Rubenstein, do Carlyle: os grandes fundos estão comprando empresas no Brasil para fugir da pasmaceira (Tim Sloan/AFP Photo)
Da Redação
Publicado em 3 de maio de 2011 às 06h00.
Seis anos atrás, a revista britânica The Economist publicou uma reportagem especial sobre fundos de private equity — firmas especializadas em levantar dinheiro com grandes investidores para comprar e vender empresas. A chamada: “Os novos reis do capitalismo”.
Muita gente achou exagero: os reis do capitalismo não seriam, na verdade, os empreendedores que fazem a roda da economia girar? O fato é que o poder dos “novos reis” continuou a aumentar exponencialmente nos anos seguintes. Em uma década, fundos como o Carlyle, do americano David Rubenstein, investiram 2,5 trilhões de dólares na compra de empresas como a montadora Chrysler, a rede de hotéis Hilton e a rede de lanchonetes Dunkin’ Donuts.

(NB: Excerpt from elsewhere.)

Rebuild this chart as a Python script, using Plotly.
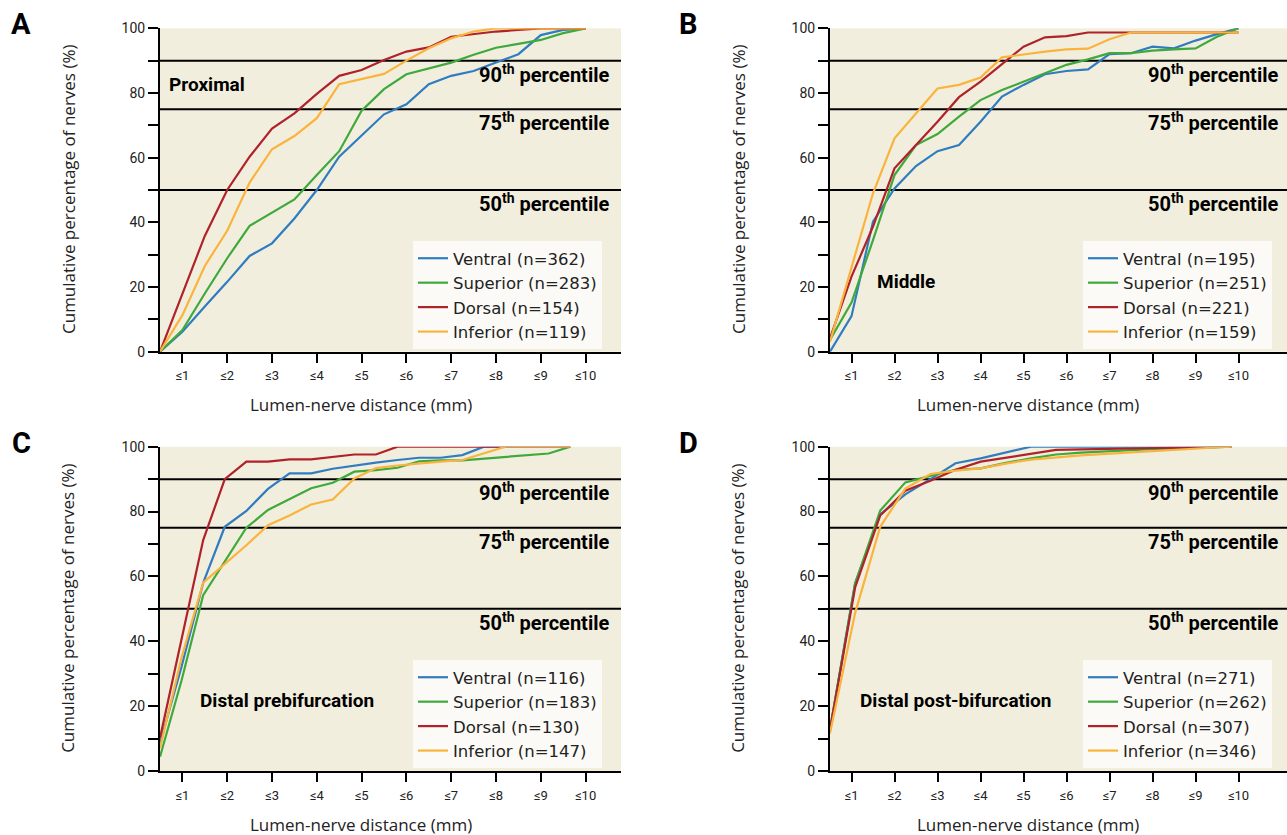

As festas organizadas pelos controladores desses fundos davam uma boa medida da farra financeira em que viviam. Um deles contratou os Rolling Stones por 7 milhões de dólares. Outro, Rod Stewart. Mas veio a crise, e os reis do capitalismo foram à guilhotina. No ano passado, 183 gestoras fecharam no mundo, um recorde, e espera-se que outras 150 encerrem suas atividades até dezembro.
No caso dos fundos de private equity, não há uma data a ser lembrada como seu 14 de Julho particular. Seu poder começou a minguar antes mesmo da quebra do Lehman Brothers, momento considerado marco zero da crise que abalou o mundo a partir de setembro de 2008.
O poder desses fundos era explicado em grande medida pela fartura de crédito disponível no mercado mundial no pré-crise. Assim, gigantes como Blackstone e KKR podiam fazer aquisições bilionárias usando uma quantidade mínima de dinheiro — em alguns casos, cerca de 80% dos recursos eram emprestados por grandes bancos.
Já a partir de 2007 essa fonte começou a secar. Em 2008, secou de vez. E, desde então, as coisas nunca voltaram ao patamar de antes. A crise dos private equities só ficou mais evidente agora, e não logo depois da quebra do Lehman, em razão da característica de longo prazo desses fundos: eles levam, em média, 16 meses para captar recursos e cerca de cinco anos para investir. “Muito do que vemos hoje é fruto da atividade dos fundos em 2009, que foi um período muito ruim”, diz Tim Friedman, da Preqin, empresa de pesquisa especializada em investimentos de risco.
O cavalo de pau por que o mercado de private equity passou acabou gerando um tremendo paradoxo. Após uma década captando dinheiro a toque de caixa, esses fundos ainda têm uma quantidade recorde de recursos para investir. São cerca de 500 bilhões de dólares, segundo um estudo da consultoria Bain & Company.
É dinheiro suficiente para, por exemplo, comprar Vale, Petrobras e Itaú. Qual é o problema, então? Há, aqui, uma mistura de fatores. O primeiro é que, como já se viu, a crise de crédito tornou o financiamento de bancos mais escasso e caro. Assim, para fazer uma grande aquisição, um fundo teria de entrar com mais dinheiro próprio — o que torna mais difícil obter os retornos alcançados nos anos de euforia.
Além disso, essa dinheirama toda está pulverizada em mais de 4 000 fundos, o que tem impedido alguns deles de levantar o capital necessário para fechar qualquer negócio relevante. Nos últimos 12 meses até março, as aquisições de private equity somaram 213 bilhões de dólares, quase 80% menos que o volume aplicado entre julho de 2006 e junho de 2007.
Como geram poucos negócios, as firmas penam para convencer os investidores a colocar mais dinheiro em seus fundos, e a captação fica estagnada. No primeiro trimestre deste ano, os private equities levantaram 42 bilhões de dólares, o menor patamar para o período desde 2003. Assim, os fundos estão fechando as portas às centenas, mesmo com os cofres cheios de dinheiro.
Reis em outra freguesia
Como sempre acontece, essa crise está tendo efeito desigual. O setor vive sua seleção natural: os grandes fundos concentram a maior parte dos poucos negócios que têm ocorrido, enquanto os demais saem do mercado. “Fundos que surgiram no auge da bolha não têm o histórico ou a reputação para manter suas atividades num mercado mais difícil”, diz David Robinson, professor da Universidade Duke.
Ter escala também é fundamental para buscar negócios nos países emergentes, onde os fundos enxergam alternativas de investimento em tempos de estagnação no mundo rico. Em 2010, 11% do total captado foi destinado aos emergentes, o dobro de cinco anos atrás. Carlyle, Blackstone e outros grandes fundos vêm abrindo operações próprias em países como o Brasil. Eles querem voltar a ser reis, nem que seja em outra freguesia.